The two-time world champions crashed to a 40-6 loss to the Welsh on the back of a shock pool defeat to Fiji to leave Australia’s hopes of reaching the quarter-finals all but over. Sunday’s result was both Australia’s heaviest defeat at a Rugby World Cup and their worst-ever loss to Wales.
Australia, who have one pool game left against Portugal, are set to miss out on the World Cup knock-out stages for the first time in 10 tournaments having only beaten tier-two side Georgia so far in France.
“Rock Bottom: Wallabies worst nightmare comes true,” was the verdict of media outlets The Australian and The Daily Telegraph.
The latest loss ramps up the pressure on Australia head coach Eddie Jones after seven defeats in eight games since he took charge in January.
Following the defeat in Lyon, Jones apologised for the result but denied Australian media reports claiming he has been interviewed by the Japan Rugby Union about coaching their team after the World Cup.
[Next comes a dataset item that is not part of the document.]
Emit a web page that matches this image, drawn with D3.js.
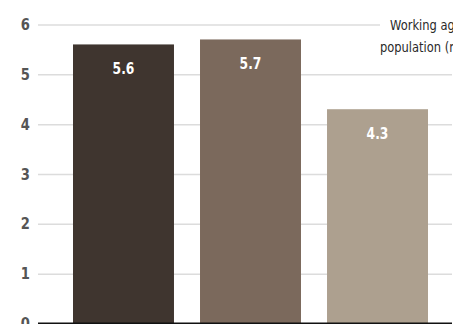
<!DOCTYPE html>
<html>
<head>
<meta charset="utf-8">
<script src="https://cdn.jsdelivr.net/npm/d3@7"></script>
<style>
  body { margin: 0; background: #fff; }
  text { font-family: "DejaVu Sans", sans-serif; }
</style>
</head>
<body>
<script>
// data
var categories = ["Bar 1", "Bar 2", "Bar 3"];
var values = [5.6, 5.7, 4.3];
var colors = ["#3f352f", "#7b695c", "#ada08f"];
var yTicks = [0, 1, 2, 3, 4, 5, 6];

var width = 469, height = 324;
var left = 38, right = 452;
var squeeze = 0.82; // fake a condensed face

var svg = d3.select("body").append("svg")
  .attr("width", width)
  .attr("height", height);

var x = d3.scaleBand()
  .domain(categories)
  .range([60.3, 440.7])
  .paddingInner(0.205)
  .paddingOuter(0.1);

var y = d3.scaleLinear()
  .domain([0, 6])
  .range([323.5, 24.5]);

// gridlines + tick labels
var axis = svg.append("g")
  .attr("transform", "translate(" + left + ",0)")
  .call(d3.axisLeft(y).tickValues(yTicks).tickSize(-(right - left)).tickPadding(8).tickFormat(d3.format("d")));
axis.select(".domain").remove();
axis.selectAll(".tick line")
  .attr("stroke", "#dcdcdc")
  .attr("stroke-width", 1.5)
  .attr("x2", function (d) { return d === 6 ? 342 : right - left; });
axis.selectAll(".tick text")
  .attr("x", null)
  .attr("transform", "translate(-8,0) scale(" + squeeze + ",1)")
  .attr("fill", "#555")
  .attr("font-size", 16)
  .attr("font-weight", "bold");

// bars
svg.selectAll(".bar")
  .data(values)
  .enter().append("rect")
  .attr("class", "bar")
  .attr("x", function (d, i) { return x(categories[i]); })
  .attr("width", x.bandwidth())
  .attr("y", function (d) { return y(d); })
  .attr("height", function (d) { return y(0) - y(d); })
  .attr("fill", function (d, i) { return colors[i]; });

// value labels
svg.selectAll(".val")
  .data(values)
  .enter().append("text")
  .attr("class", "val")
  .attr("transform", function (d, i) {
    return "translate(" + (x(categories[i]) + x.bandwidth() / 2) + "," + (y(d) + 30) + ") scale(" + squeeze + ",1)";
  })
  .attr("text-anchor", "middle")
  .attr("fill", "#fff")
  .attr("font-size", 15)
  .attr("font-weight", "bold")
  .text(function (d) { return d.toFixed(1); });

// baseline
svg.append("line")
  .attr("x1", left).attr("x2", right)
  .attr("y1", y(0)).attr("y2", y(0))
  .attr("stroke", "#111")
  .attr("stroke-width", 2);

// axis title, cut off at right edge
svg.append("clipPath").attr("id", "clip")
  .append("rect").attr("x", 0).attr("y", 0).attr("width", right + 1).attr("height", height);
var title = svg.append("g")
  .attr("clip-path", "url(#clip)")
  .append("text")
  .attr("transform", "translate(380,0) scale(" + squeeze + ",1)")
  .attr("fill", "#2a2a2a")
  .attr("font-size", 14);
title.append("tspan").attr("x", 10 / squeeze).attr("y", 30).text("Working age");
title.append("tspan").attr("x", 0).attr("y", 52).text("population (million)");
</script>
</body>
</html>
Jones has also been heavily criticised for bringing an inexperienced squad to the Rugby World Cup.
“The Eddie Jones experiment can officially be declared a disaster after the Wallabies all but crashed out of the World Cup in record-breaking fashion,” rugby reporter Tom Decent wrote in the Sydney Morning Herald.
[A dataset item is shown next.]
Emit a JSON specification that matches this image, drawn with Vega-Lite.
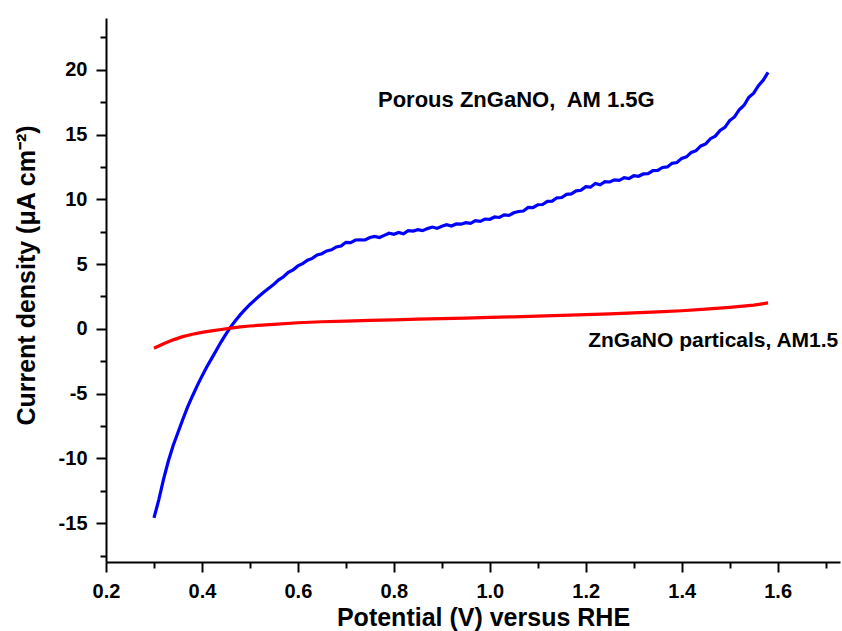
{
  "$schema": "https://vega.github.io/schema/vega-lite/v6.json",
  "width": 734,
  "height": 544,
  "autosize": "none",
  "padding": {"left": 106, "top": 18, "right": 2, "bottom": 69},
  "background": "white",
  "config": {
    "view": {"stroke": null},
    "axis": {
      "grid": false,
      "domainColor": "black",
      "domainWidth": 2,
      "tickColor": "black",
      "tickWidth": 2,
      "tickSize": 10,
      "labelFont": "Liberation Sans",
      "labelFontWeight": "bold",
      "labelFontSize": 20,
      "labelColor": "black",
      "labelOverlap": false,
      "labelFlush": false,
      "titleFont": "Liberation Sans",
      "titleFontWeight": "bold",
      "titleFontSize": 25,
      "titleColor": "black"
    }
  },
  "datasets": {
    "curves": [
      {"V": 0.30, "J": -14.6, "s": "Porous"},
      {"V": 0.31, "J": -13.2, "s": "Porous"},
      {"V": 0.32, "J": -11.6, "s": "Porous"},
      {"V": 0.33, "J": -10.2, "s": "Porous"},
      {"V": 0.34, "J": -9.0, "s": "Porous"},
      {"V": 0.35, "J": -8.0, "s": "Porous"},
      {"V": 0.36, "J": -7.0, "s": "Porous"},
      {"V": 0.37, "J": -6.05, "s": "Porous"},
      {"V": 0.38, "J": -5.2, "s": "Porous"},
      {"V": 0.39, "J": -4.4, "s": "Porous"},
      {"V": 0.40, "J": -3.65, "s": "Porous"},
      {"V": 0.41, "J": -2.95, "s": "Porous"},
      {"V": 0.42, "J": -2.3, "s": "Porous"},
      {"V": 0.43, "J": -1.65, "s": "Porous"},
      {"V": 0.44, "J": -1.0, "s": "Porous"},
      {"V": 0.45, "J": -0.4, "s": "Porous"},
      {"V": 0.46, "J": 0.15, "s": "Porous"},
      {"V": 0.47, "J": 0.65, "s": "Porous"},
      {"V": 0.48, "J": 1.1, "s": "Porous"},
      {"V": 0.49, "J": 1.5, "s": "Porous"},
      {"V": 0.50, "J": 1.88, "s": "Porous"},
      {"V": 0.51, "J": 2.22, "s": "Porous"},
      {"V": 0.52, "J": 2.55, "s": "Porous"},
      {"V": 0.53, "J": 2.86, "s": "Porous"},
      {"V": 0.54, "J": 3.15, "s": "Porous"},
      {"V": 0.55, "J": 3.45, "s": "Porous"},
      {"V": 0.56, "J": 3.78, "s": "Porous"},
      {"V": 0.57, "J": 4.02, "s": "Porous"},
      {"V": 0.58, "J": 4.36, "s": "Porous"},
      {"V": 0.59, "J": 4.56, "s": "Porous"},
      {"V": 0.60, "J": 4.86, "s": "Porous"},
      {"V": 0.61, "J": 5.04, "s": "Porous"},
      {"V": 0.62, "J": 5.3, "s": "Porous"},
      {"V": 0.63, "J": 5.44, "s": "Porous"},
      {"V": 0.64, "J": 5.7, "s": "Porous"},
      {"V": 0.65, "J": 5.8, "s": "Porous"},
      {"V": 0.66, "J": 6.02, "s": "Porous"},
      {"V": 0.67, "J": 6.1, "s": "Porous"},
      {"V": 0.68, "J": 6.32, "s": "Porous"},
      {"V": 0.69, "J": 6.4, "s": "Porous"},
      {"V": 0.70, "J": 6.68, "s": "Porous"},
      {"V": 0.71, "J": 6.66, "s": "Porous"},
      {"V": 0.72, "J": 6.86, "s": "Porous"},
      {"V": 0.73, "J": 6.88, "s": "Porous"},
      {"V": 0.74, "J": 6.86, "s": "Porous"},
      {"V": 0.75, "J": 7.05, "s": "Porous"},
      {"V": 0.76, "J": 7.14, "s": "Porous"},
      {"V": 0.77, "J": 7.05, "s": "Porous"},
      {"V": 0.78, "J": 7.22, "s": "Porous"},
      {"V": 0.79, "J": 7.38, "s": "Porous"},
      {"V": 0.80, "J": 7.3, "s": "Porous"},
      {"V": 0.81, "J": 7.44, "s": "Porous"},
      {"V": 0.82, "J": 7.34, "s": "Porous"},
      {"V": 0.83, "J": 7.58, "s": "Porous"},
      {"V": 0.84, "J": 7.55, "s": "Porous"},
      {"V": 0.85, "J": 7.66, "s": "Porous"},
      {"V": 0.86, "J": 7.58, "s": "Porous"},
      {"V": 0.87, "J": 7.74, "s": "Porous"},
      {"V": 0.88, "J": 7.86, "s": "Porous"},
      {"V": 0.89, "J": 7.76, "s": "Porous"},
      {"V": 0.90, "J": 7.92, "s": "Porous"},
      {"V": 0.91, "J": 8.04, "s": "Porous"},
      {"V": 0.92, "J": 7.94, "s": "Porous"},
      {"V": 0.93, "J": 8.1, "s": "Porous"},
      {"V": 0.94, "J": 8.08, "s": "Porous"},
      {"V": 0.95, "J": 8.2, "s": "Porous"},
      {"V": 0.96, "J": 8.14, "s": "Porous"},
      {"V": 0.97, "J": 8.36, "s": "Porous"},
      {"V": 0.98, "J": 8.3, "s": "Porous"},
      {"V": 0.99, "J": 8.48, "s": "Porous"},
      {"V": 1.00, "J": 8.46, "s": "Porous"},
      {"V": 1.01, "J": 8.64, "s": "Porous"},
      {"V": 1.02, "J": 8.6, "s": "Porous"},
      {"V": 1.03, "J": 8.8, "s": "Porous"},
      {"V": 1.04, "J": 8.76, "s": "Porous"},
      {"V": 1.05, "J": 8.96, "s": "Porous"},
      {"V": 1.06, "J": 9.06, "s": "Porous"},
      {"V": 1.07, "J": 9.1, "s": "Porous"},
      {"V": 1.08, "J": 9.38, "s": "Porous"},
      {"V": 1.09, "J": 9.36, "s": "Porous"},
      {"V": 1.10, "J": 9.58, "s": "Porous"},
      {"V": 1.11, "J": 9.6, "s": "Porous"},
      {"V": 1.12, "J": 9.84, "s": "Porous"},
      {"V": 1.13, "J": 9.86, "s": "Porous"},
      {"V": 1.14, "J": 10.12, "s": "Porous"},
      {"V": 1.15, "J": 10.14, "s": "Porous"},
      {"V": 1.16, "J": 10.38, "s": "Porous"},
      {"V": 1.17, "J": 10.42, "s": "Porous"},
      {"V": 1.18, "J": 10.66, "s": "Porous"},
      {"V": 1.19, "J": 10.7, "s": "Porous"},
      {"V": 1.20, "J": 10.98, "s": "Porous"},
      {"V": 1.21, "J": 10.94, "s": "Porous"},
      {"V": 1.22, "J": 11.22, "s": "Porous"},
      {"V": 1.23, "J": 11.12, "s": "Porous"},
      {"V": 1.24, "J": 11.36, "s": "Porous"},
      {"V": 1.25, "J": 11.34, "s": "Porous"},
      {"V": 1.26, "J": 11.5, "s": "Porous"},
      {"V": 1.27, "J": 11.46, "s": "Porous"},
      {"V": 1.28, "J": 11.68, "s": "Porous"},
      {"V": 1.29, "J": 11.6, "s": "Porous"},
      {"V": 1.30, "J": 11.82, "s": "Porous"},
      {"V": 1.31, "J": 11.78, "s": "Porous"},
      {"V": 1.32, "J": 11.96, "s": "Porous"},
      {"V": 1.33, "J": 11.98, "s": "Porous"},
      {"V": 1.34, "J": 12.22, "s": "Porous"},
      {"V": 1.35, "J": 12.24, "s": "Porous"},
      {"V": 1.36, "J": 12.46, "s": "Porous"},
      {"V": 1.37, "J": 12.5, "s": "Porous"},
      {"V": 1.38, "J": 12.78, "s": "Porous"},
      {"V": 1.39, "J": 12.84, "s": "Porous"},
      {"V": 1.40, "J": 13.16, "s": "Porous"},
      {"V": 1.41, "J": 13.28, "s": "Porous"},
      {"V": 1.42, "J": 13.62, "s": "Porous"},
      {"V": 1.43, "J": 13.76, "s": "Porous"},
      {"V": 1.44, "J": 14.12, "s": "Porous"},
      {"V": 1.45, "J": 14.28, "s": "Porous"},
      {"V": 1.46, "J": 14.68, "s": "Porous"},
      {"V": 1.47, "J": 14.88, "s": "Porous"},
      {"V": 1.48, "J": 15.32, "s": "Porous"},
      {"V": 1.49, "J": 15.56, "s": "Porous"},
      {"V": 1.50, "J": 16.08, "s": "Porous"},
      {"V": 1.51, "J": 16.36, "s": "Porous"},
      {"V": 1.52, "J": 16.92, "s": "Porous"},
      {"V": 1.53, "J": 17.26, "s": "Porous"},
      {"V": 1.54, "J": 17.88, "s": "Porous"},
      {"V": 1.55, "J": 18.2, "s": "Porous"},
      {"V": 1.56, "J": 18.78, "s": "Porous"},
      {"V": 1.57, "J": 19.2, "s": "Porous"},
      {"V": 1.58, "J": 19.8, "s": "Porous"},
      {"V": 0.30, "J": -1.5, "s": "Particles"},
      {"V": 0.32, "J": -1.15, "s": "Particles"},
      {"V": 0.34, "J": -0.85, "s": "Particles"},
      {"V": 0.36, "J": -0.6, "s": "Particles"},
      {"V": 0.38, "J": -0.42, "s": "Particles"},
      {"V": 0.40, "J": -0.27, "s": "Particles"},
      {"V": 0.42, "J": -0.15, "s": "Particles"},
      {"V": 0.44, "J": -0.05, "s": "Particles"},
      {"V": 0.46, "J": 0.05, "s": "Particles"},
      {"V": 0.48, "J": 0.15, "s": "Particles"},
      {"V": 0.50, "J": 0.22, "s": "Particles"},
      {"V": 0.55, "J": 0.35, "s": "Particles"},
      {"V": 0.60, "J": 0.47, "s": "Particles"},
      {"V": 0.65, "J": 0.55, "s": "Particles"},
      {"V": 0.70, "J": 0.6, "s": "Particles"},
      {"V": 0.75, "J": 0.66, "s": "Particles"},
      {"V": 0.80, "J": 0.7, "s": "Particles"},
      {"V": 0.85, "J": 0.75, "s": "Particles"},
      {"V": 0.90, "J": 0.79, "s": "Particles"},
      {"V": 0.95, "J": 0.83, "s": "Particles"},
      {"V": 1.00, "J": 0.88, "s": "Particles"},
      {"V": 1.05, "J": 0.93, "s": "Particles"},
      {"V": 1.10, "J": 0.99, "s": "Particles"},
      {"V": 1.15, "J": 1.04, "s": "Particles"},
      {"V": 1.20, "J": 1.1, "s": "Particles"},
      {"V": 1.25, "J": 1.16, "s": "Particles"},
      {"V": 1.30, "J": 1.23, "s": "Particles"},
      {"V": 1.35, "J": 1.31, "s": "Particles"},
      {"V": 1.40, "J": 1.4, "s": "Particles"},
      {"V": 1.45, "J": 1.52, "s": "Particles"},
      {"V": 1.50, "J": 1.66, "s": "Particles"},
      {"V": 1.55, "J": 1.83, "s": "Particles"},
      {"V": 1.58, "J": 2.0, "s": "Particles"}
    ],
    "notes": [
      {"V": 0.767, "J": 17.7, "label": "Porous ZnGaNO,\u00a0 AM 1.5G", "which": "porous"},
      {"V": 1.205, "J": -0.95, "label": "ZnGaNO particals, AM1.5", "which": "particles"}
    ]
  },
  "encoding": {
    "x": {
      "field": "V", "type": "quantitative",
      "scale": {"domain": [0.2, 1.73], "nice": false, "zero": false},
      "axis": {
        "title": "Potential (V) versus RHE",
        "values": [0.2, 0.3, 0.4, 0.5, 0.6, 0.7, 0.8, 0.9, 1.0, 1.1, 1.2, 1.3, 1.4, 1.5, 1.6, 1.7],
        "labelExpr": "round(datum.value*10) % 2 == 0 ? format(datum.value, '.1f') : ''",
        "encoding": {"ticks": {"y2": {"condition": {"test": "round(datum.value*10) % 2 == 0", "value": 10}, "value": 6}}},
        "labelPadding": 9,
        "titlePadding": 4,
        "titleX": 377
      }
    },
    "y": {
      "field": "J", "type": "quantitative",
      "scale": {"domain": [-18, 24], "nice": false, "zero": false},
      "axis": {
        "title": "Current density (μA cm⁻²)",
        "values": [-17.5, -15, -12.5, -10, -7.5, -5, -2.5, 0, 2.5, 5, 7.5, 10, 12.5, 15, 17.5, 20, 22.5],
        "labelExpr": "round(datum.value*2) % 10 == 0 ? '' + round(datum.value) : ''",
        "encoding": {"ticks": {"x2": {"condition": {"test": "round(datum.value*2) % 10 == 0", "value": -10}, "value": -6}}},
        "labelPadding": 9,
        "titlePadding": 19,
        "titleY": 257
      }
    }
  },
  "layer": [
    {
      "data": {"name": "curves"},
      "mark": {"type": "line", "strokeWidth": 3.2, "clip": true},
      "encoding": {
        "color": {
          "field": "s", "type": "nominal",
          "scale": {"domain": ["Porous", "Particles"], "range": ["#0000ff", "#ff0000"]},
          "legend": null
        }
      }
    },
    {
      "data": {"name": "notes"},
      "transform": [{"filter": "datum.which == 'porous'"}],
      "mark": {"type": "text", "align": "left", "baseline": "middle", "font": "Liberation Sans", "fontWeight": "bold", "fontSize": 22, "color": "black"},
      "encoding": {
        "text": {"field": "label"}
      }
    },
    {
      "data": {"name": "notes"},
      "transform": [{"filter": "datum.which == 'particles'"}],
      "mark": {"type": "text", "align": "left", "baseline": "middle", "font": "Liberation Sans", "fontWeight": "bold", "fontSize": 21, "color": "black"},
      "encoding": {
        "text": {"field": "label"}
      }
    }
  ]
}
Several Wallabies stars expressed their dismay at the result. “Shattered for @Wallabies but congrats to my valley friends,” wrote former Australia fly-half Matt Giteau on social media outlet X. “It didn’t have to be like this,” Wallabies back Bernard Foley, 34, also posted.
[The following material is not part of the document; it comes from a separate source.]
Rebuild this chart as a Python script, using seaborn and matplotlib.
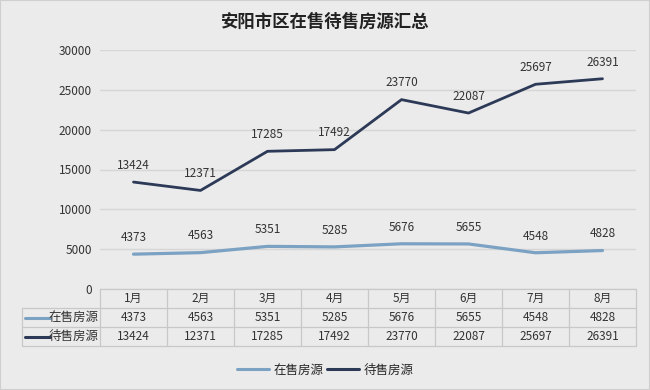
import matplotlib
matplotlib.use("Agg")

import matplotlib.pyplot as plt
import seaborn as sns
import pandas as pd
from matplotlib.lines import Line2D

# Data
months = ["1月", "2月", "3月", "4月", "5月", "6月", "7月", "8月"]
on_sale = [4373, 4563, 5351, 5285, 5676, 5655, 4548, 4828]
pending = [13424, 12371, 17285, 17492, 23770, 22087, 25697, 26391]
series_names = ["在售房源", "待售房源"]
colors = ["#7ba2c2", "#2c3a57"]

sns.set_theme(style="white")
plt.rcParams["font.family"] = ["Noto Sans CJK SC", "DejaVu Sans"]

bg = "#ebebeb"
text_col = "#333333"
fig = plt.figure(figsize=(6.5, 3.9), dpi=100, facecolor=bg)
ax = fig.add_axes([100 / 650, 101 / 390, 536 / 650, 239 / 390])
ax.set_facecolor(bg)

df = pd.DataFrame({"x": range(len(months)), series_names[0]: on_sale, series_names[1]: pending})
for name, col, lw in zip(series_names, colors, [2.3, 2.0]):
    sns.lineplot(data=df, x="x", y=name, ax=ax, color=col, linewidth=lw)
    for i, v in enumerate(df[name]):
        ax.annotate(f"{v}", (i, v), xytext=(0, 12), textcoords="offset points",
                    ha="center", va="center", fontsize=8.5, color=text_col)

ax.set_xlim(-0.5, len(months) - 0.5)
ax.set_ylim(0, 30000)
ax.set_yticks(range(0, 30001, 5000))
ax.set_yticklabels([str(t) for t in range(0, 30001, 5000)], fontsize=8.5, color=text_col)
ax.tick_params(axis="y", length=0, pad=6)
ax.set_xticks([])
ax.set_xlabel("")
ax.set_ylabel("")
ax.grid(axis="y", color="#d6d6d6", linewidth=1)
for s in ax.spines.values():
    s.set_visible(False)

# data table under the plot
tr = ax.get_xaxis_transform()
row_h = 19 / 239
left = -0.5 - 78 / 67
line_kw = dict(color="#c8c8c8", linewidth=0.9, transform=tr, clip_on=False)
for r in range(4):
    y = -r * row_h
    x0 = -0.5 if r == 0 else left
    ax.add_line(Line2D([x0, len(months) - 0.5], [y, y], **line_kw))
ax.add_line(Line2D([left, left], [-row_h, -3 * row_h], **line_kw))
for c in range(len(months) + 1):
    ax.add_line(Line2D([c - 0.5, c - 0.5], [0, -3 * row_h], **line_kw))

for i, m in enumerate(months):
    ax.text(i, -0.5 * row_h, m, transform=tr, ha="center", va="center", fontsize=8.5, color=text_col)
for r, (name, vals, col) in enumerate(zip(series_names, [on_sale, pending], colors), start=1):
    yc = -(r + 0.5) * row_h
    ax.add_line(Line2D([left + 0.05, left + 0.42], [yc, yc], color=col, linewidth=2.2,
                       transform=tr, clip_on=False))
    ax.text(-0.52, yc, name, transform=tr, ha="right", va="center", fontsize=9, color=text_col)
    for i, v in enumerate(vals):
        ax.text(i, yc, str(v), transform=tr, ha="center", va="center", fontsize=8.5, color=text_col)

# legend
handles = [Line2D([], [], color=c, linewidth=2.2) for c in colors]
fig.legend(handles, series_names, loc="center", bbox_to_anchor=(0.5, 20 / 390), ncol=2,
           frameon=False, fontsize=9, handlelength=2.6, handletextpad=0.3, columnspacing=0.3)

fig.text(0.5, 1 - 22 / 390, "安阳市区在售待售房源汇总", ha="center", va="center",
         fontsize=12.5, fontweight="bold", color="#222222")

fig.patches.append(plt.Rectangle((0, 0), 1, 1, transform=fig.transFigure, fill=False,
                                 edgecolor="#cfcfcf", linewidth=1.5))

fig.savefig("out.png", dpi=100, facecolor=bg)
However veteran Wallabies flanker Michael Hooper, who Jones omitted from the World Cup squad because of injury, came to the head coach’s defence.
“A lot is going to come on Eddie, and maybe there’s some fairness in that,” Hooper told broadcaster Stan Sport.
“But I’ve been in the camp. No one is up for more hours than Eddie. Eddie is up until 11pm thinking about how to make the Wallabies team better, and he’s waking up at 3am answering messages.
“Let’s not have a crack at the bloke.” Former New Zealand international and Stan Sport pundit Sonny Bill Williams said he felt for the players and travelling Australian supporters, who left the stadium early in their droves.
“That second half, they looked like a team that just lost belief,” said Williams, a double World Cup winner with the All Blacks. “40-6 was really embarrassing and I feel for these kids. They’re going to carry this on for the rest of their careers and feel this until they get to come back here again and rectify it.”